Research interventions need to be trialled in the clinical setting rather than academic institutions to improve the evidence to practice research gap.
Currently only 14% of evidence-based research is implemented in the clinical setting and it takes as long as 17 years.
The figures were presented by Behavioural and Implementation Scientist Professor Luke Wolfenden, Director of the National Health and Medical Research Centre (NHMRC) for Research Excellence, in the webinar Implementation Science and the Prevention of Chronic Disease.
Co-Director of the WHO Collaborating Centre for National Chronic Disease Program Implementation, Professor Wolfenden, said that existing evidence-based interventions could prevent half of all cancers occurring today.
“There is an enormous gap against what should be done to improve patient health and what happens in practice. This is across almost all fields.”
“There is attrition in the pipeline which has resulted in not as much research innovation as we would have like to have seen.”
Professor Wolfenden’s research addresses primary modifiable risks, including obesity, diet, physical inactivity, alcohol and tobacco use.
Over the past five years his work has focused on trialling interventions to reduce modifiable chronic disease risks in the community; and trialling dissemination and implementation strategies to increase the adoption of evidence-based chronic disease prevention practices by organisations in the community.
Professor Wolfenden outlined three barriers to implementation of research by health practitioners:
- Adaptation or modification of interventions for the local clinical setting.
- Lack of evidence on how to best implement interventions.
- Implementation is characterised by bursts followed by prolonged periods of latency.
An example of the research to practice gap in school-based childhood health interventions found:
- Less than 5% of childcare centres comply with dietary guidelines.
- Less than 30% of schools comply with physical activity guidelines.
Efforts to address the research to practice gap have included: increasing awareness of research; having dedicated funding schemes; and capacity building and investing in infrastructure such as through the Cochrane Collaboration and other databases to curate the most relevant research to policy makers and clinicians.
“However, new approaches need to be embedded in clinical and public health practice,” said Professor Wolfenden.
Rather than university institutions as the hub for research trials, we need to move the centre of gravity from universities into the public health system – into the real-world setting, he said.
There needs to be novel partnerships and health workforce transformation along with examination of the interaction between intervention, implementation and the context, argues Professor Wolfenden.

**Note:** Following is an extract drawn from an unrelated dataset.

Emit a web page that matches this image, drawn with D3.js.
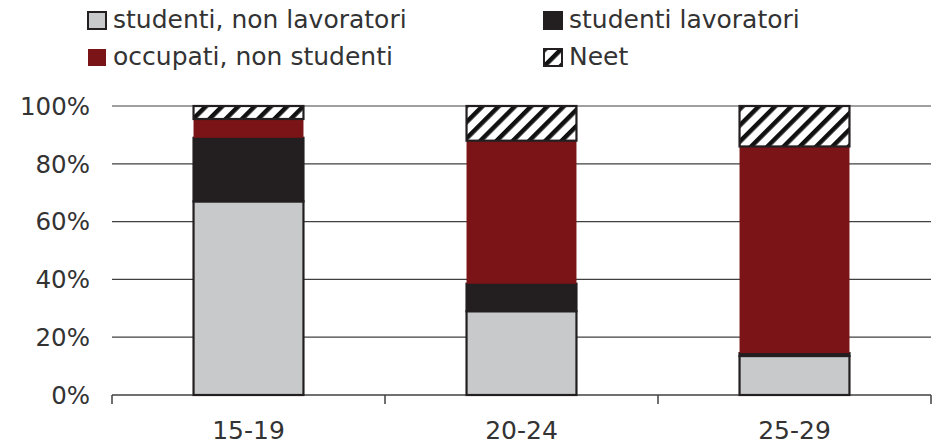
<!DOCTYPE html>
<html>
<head>
<meta charset="utf-8">
<script src="https://cdn.jsdelivr.net/npm/d3@7"></script>
<style>
  body { margin: 0; background: #fff; }
  text { font-family: "DejaVu Sans", Verdana, sans-serif; fill: #333; }
</style>
</head>
<body>
<svg id="chart" width="939" height="446"></svg>
<script>
var categories = ["15-19", "20-24", "25-29"];
var seriesNames = ["studenti, non lavoratori", "studenti lavoratori", "occupati, non studenti", "Neet"];
var studentiNonLavoratori = [67, 29, 13.5];
var studentiLavoratori = [22, 9.5, 1];
var occupatiNonStudenti = [6.5, 49.5, 71.5];
var neet = [4.5, 12, 14];
var yTicks = [0, 20, 40, 60, 80, 100];

var keys = ["snl", "sl", "ons", "neet"];
var rows = categories.map(function(c, i) {
    return {cat: c, snl: studentiNonLavoratori[i], sl: studentiLavoratori[i], ons: occupatiNonStudenti[i], neet: neet[i]};
});

var svg = d3.select("#chart");
var plotLeft = 112, plotRight = 931, plotBottom = 395, plotTop = 106;

var defs = svg.append("defs");
defs.append("pattern")
    .attr("id", "hatch")
    .attr("patternUnits", "userSpaceOnUse")
    .attr("width", 11.5).attr("height", 11.5)
    .attr("patternTransform", "rotate(45)")
    .call(function(p) {
        p.append("rect").attr("width", 11.5).attr("height", 11.5).attr("fill", "#fff");
        p.append("rect").attr("width", 4.5).attr("height", 11.5).attr("fill", "#111");
    });

var fills = {snl: "#c8c9cb", sl: "#231f20", ons: "#7b1416", neet: "url(#hatch)"};
var strokes = {snl: "#231f20", sl: "#231f20", ons: "none", neet: "#231f20"};

var x = d3.scaleBand()
    .domain(categories)
    .range([plotLeft, plotRight])
    .paddingInner(0.59)
    .paddingOuter(0.295);

var xEdges = d3.scaleBand().domain(categories).range([plotLeft, plotRight]).padding(0);

var y = d3.scaleLinear().domain([0, 100]).range([plotBottom, plotTop]);

// gridlines
svg.append("g")
    .selectAll("line")
    .data(yTicks.slice(1))
    .enter().append("line")
    .attr("x1", plotLeft).attr("x2", plotRight)
    .attr("y1", function(d) { return y(d); })
    .attr("y2", function(d) { return y(d); })
    .attr("stroke", "#404040")
    .attr("stroke-width", 1.2);

// y labels
svg.append("g")
    .selectAll("text")
    .data(yTicks)
    .enter().append("text")
    .attr("x", 90)
    .attr("y", function(d) { return y(d); })
    .attr("dy", "0.36em")
    .attr("text-anchor", "end")
    .style("font-size", "24.5px")
    .text(function(d) { return d + "%"; });

// x axis
svg.append("line")
    .attr("x1", plotLeft).attr("x2", plotRight)
    .attr("y1", plotBottom).attr("y2", plotBottom)
    .attr("stroke", "#404040").attr("stroke-width", 1.5);

var edges = categories.map(function(c) { return xEdges(c); }).concat([plotRight]);
svg.append("g")
    .selectAll("line")
    .data(edges)
    .enter().append("line")
    .attr("x1", function(d) { return d; })
    .attr("x2", function(d) { return d; })
    .attr("y1", plotBottom).attr("y2", plotBottom + 9)
    .attr("stroke", "#404040").attr("stroke-width", 1.5);

svg.append("g")
    .selectAll("text")
    .data(categories)
    .enter().append("text")
    .attr("x", function(d) { return x(d) + x.bandwidth() / 2; })
    .attr("y", 439)
    .attr("text-anchor", "middle")
    .style("font-size", "25px")
    .text(function(d) { return d; });

// bars
var stack = d3.stack().keys(keys)(rows);

svg.append("g")
    .selectAll("g")
    .data(stack)
    .enter().append("g")
    .each(function(s) {
        d3.select(this).selectAll("rect")
            .data(s)
            .enter().append("rect")
            .attr("x", function(d) { return x(d.data.cat) + 1; })
            .attr("width", x.bandwidth() - 2)
            .attr("y", function(d) { return y(d[1]); })
            .attr("height", function(d) { return y(d[0]) - y(d[1]); })
            .attr("fill", fills[s.key])
            .attr("stroke", strokes[s.key])
            .attr("stroke-width", 2.2);
    });

// legend
var legendPos = [[87, 11], [543, 11], [87, 48], [543, 48]];
var legendOrder = [0, 1, 2, 3];
var lg = svg.append("g")
    .selectAll("g")
    .data(legendOrder)
    .enter().append("g")
    .attr("transform", function(d) { return "translate(" + legendPos[d][0] + "," + legendPos[d][1] + ")"; });

lg.append("rect")
    .attr("x", 1).attr("y", 1)
    .attr("width", 18).attr("height", 17)
    .attr("fill", function(d) { return fills[keys[d]]; })
    .attr("stroke", function(d) { return d === 2 ? "none" : "#231f20"; })
    .attr("stroke-width", 2);

lg.append("text")
    .attr("x", 26)
    .attr("y", 17)
    .style("font-size", "25px")
    .text(function(d) { return seriesNames[d]; });
</script>
</body>
</html>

“Often there is a difficulty to identify what works for whom in what context. We need a nuanced assessment.
“New models are required where research is conducted in the contexts it is to be applied with end-users who will apply it.
“We need to test efficacy of our interventions and we need to consider the context and population we are applying it to.
“We also need to employ harmonised methods that builds directly off prior knowledge and which seeks to contribute to generalised knowledge.”
Some current projects using implementation science to address chronic disease risk factors include:
- Engaging maternity services to address smoking, alcohol consumption and weight gain in pregnancy.
- Learning health systems approach to optimise implementation of prevention programs – reducing the risk factors in young children.
- Public health law: making it work for the prevention of chronic disease.
The Maridulu Budyari Gumal SPHERE Implementation Science Platform – Implementation Science and the Prevention of Chronic Disease was presented by special guest speaker, Professor Luke Wolfenden on 24 October 2022. The recording is now available.